Milletvekili Yontar, komisyon toplantısında; “Ülkemizde kadınların istihdam oranı %32,9 ile OECD ülkeleri arasında sonuncudur. Atanmayan, KPSS puanı olan binlerce engelli vatandaşımız sizden atama beklemektedir. 4857 sayılı İş Kanunu’nun 30. maddesi kapsamında işverenler, 50 veya daha fazla işçi çalıştırdıkları, özel sektörde %3, kamu işyerlerinde %4 engelli ve %2 eski hükümlü işçiyi uygun işlerde çalıştırmakla yükümlüdürler. Sayın bakan emin olun bu kadrolar boş. Buralara niye atama yapılmıyor? Mesela bakanlığınızda bu kadrolar dolu mu? Bu işyerlerinde denetim kim tarafından, nasıl yapılıyor?” dedi. 

Yontar konuşmasının devamında; “Sayın Bakan, Mecliste bizimle birlikte gece gündüz demeden çalışan danışman arkadaşlarımız var. Bu arkadaşlarımız özlük hakları bakımından ciddi problemler yaşıyorlar. Geçtiğimiz dönem Meclis Başkanı olan Mustafa Şentop, danışmanların özlük hakları ile ilgili bir kanun teklifi vermişti ancak kanun gündeme bile alınmadan kadük oldu. Eğer hakkaniyetli bir Bakan olmak ve bir hak vermek istiyorsanız bu sözleşmeli personelin iş sonu tazminat hakkını verin. ”diyerek TBMM’de çalışan danışmanların özlük hakları konusunu dile getirdi. 

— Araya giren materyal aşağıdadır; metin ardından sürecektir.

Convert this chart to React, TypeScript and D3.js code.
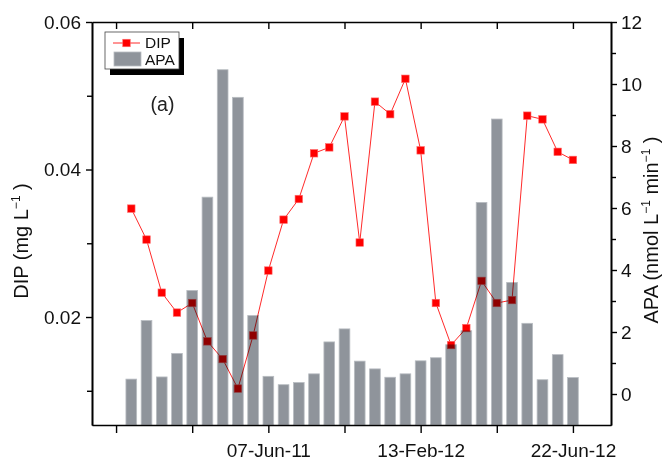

Yontar son olarak; “1/1/2012 tarihinden itibaren gelir testi uygulaması hayata geçirilerek genel sağlık sigortası zorunlu hale getirilmiştir.  Vatandaşlarımıza ne kadar duyuruldu, meçhul? Şimdi de haberi olmayan vatandaşlarımıza borç belgeleri gönderiyorsunuz. Geliri olmayan bu borcu nasıl ödeyecek? Diğer yandan 1/1/2017 tarihi itibarıyla gelir testi yaptırma zorunluluğu ortadan kaldırılmış olup, aylık brüt asgari ücretin yüzde 3’ü oranında aylık GSS primi ödeyerek ailece sağlık hizmetlerinden yararlanabilmektedirler. 2012 yılından bugüne süregelen zamanda GSS fonunda yaklaşık 170 milyar lira biriktiği anlaşılmaktadır. Ekim 2024 yılı itibarı ile biriken gelir ne kadardır? GSS kanununa göre, GSS fonunda biriken paranın sigortalıların sağlık hizmetlerine harcanması gerekir. Bu bağlamda, halen kapsam dışında bırakılan ilaçlar, Tip1 diyabet hastalarının sensörleri, kanser hastalarının ilaçları, özellikle akıllı ilaçlar, SMA’lı çocukların tedavileri ve diğer nadir hastalıkların tedavileri gibi hizmetler kapsam içerisine alınmalıdır. Özellikle 12 bin 500 lira ile yaşam savaşı veren emekli vatandaşlarımızın katılım payları hemen kaldırılmalıdır. Türkiye, işsizlikle mücadelede işsizleri korumak için, 1.6.2000 tarihinde 4447 sayılı İşsizlik Sigortası Kanunu çıkarmıştır. Bu Kanun çerçevesinde, işçi-işveren ve devletin ödeyeceği sigorta primlerinden oluşturulan İşsizlik Sigortası Fonu’ndan, işsiz kalan sigortalılara işsizlik ödeneği verilmesi öngörülmüştür. Ancak, yasa gereği fondan yapılacak olan işsizlik ödeneğine hak kazanma koşulları oldukça ağır olup, işsizlik ödeneği miktarı ve ödeme süresi insanca bir yaşam için yetersizdir. İŞKUR’un Eylül ayı verilerine göre işsizlik ödeneğine başvuranların ancak yarısı işsizlik maaşı almayı başardı. Ocak-Eylül döneminde işsizlik ödeneğine başvuran toplam kişi sayısı ise bir milyon 200 bini buldu. İşçilere ödenecek olan işsizlik ödeneğinin miktarının ve süresinin yeniden düşünülmesi ve buna göre yeniden yapılandırılması gerekliliği düşüncesindeyiz.” diyerek ulusal anlamda birçok kesimi ilgilendiren GSS borçları ve işsizlik ödeneği konusunu da gündeme alarak sözlerini tamamladı.